Data Scraping: Overview of Intellectual Property Issues

by John Jenkins

March 11, 2025

Data scraping involves collecting AI training data from internet websites, and the practice raises a variety of legal issues, not the least of which is compliance with intellectual property laws. For example, scraping copyrighted materials for use in training AI models may involve copyright infringement, and litigation over this issue is increasing globally. A recent OECD report discusses the intellectual property issues associated with data scraping and suggests potential policy approaches. Here’s the abstract:

Recent technological advances in artificial intelligence (AI), especially the rise of generative AI, have raised questions regarding the intellectual property (IP) landscape. As the demand for AI training data surges, certain data collection methods give rise to concerns about the protection of IP and other rights.
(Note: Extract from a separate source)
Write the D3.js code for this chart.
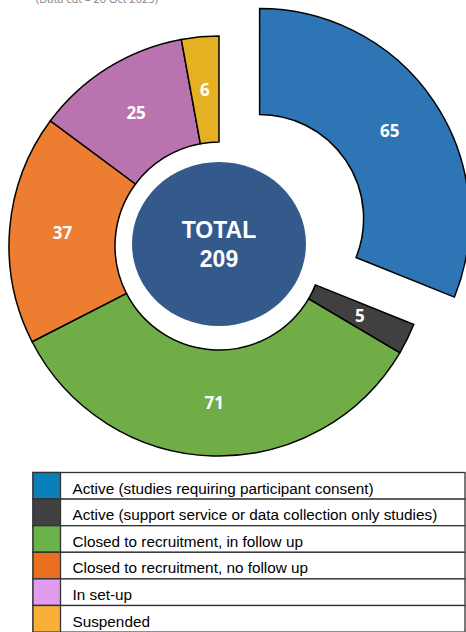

This report provides an overview of key issues at the intersection of AI and some IP rights. It aims to facilitate a greater understanding of data scraping — a primary method for obtaining AI training data needed to develop many large language models. It analyses data scraping techniques, identifies key stakeholders, and worldwide legal and regulatory responses. Finally, it offers preliminary considerations and potential policy approaches to help guide policymakers in navigating these issues, ensuring that AI’s innovative potential is unleashed while protecting IP and other rights.

Recommendations include the adoption of a voluntary data scraping code of conduct, the implementation of standard technical tools to help protect IP rights and enable rights holders to better manage access to their data, the use of standard contract terms to address legal and operational issues associated with data scraping, and efforts to raise awareness of data scraping and its legal implications.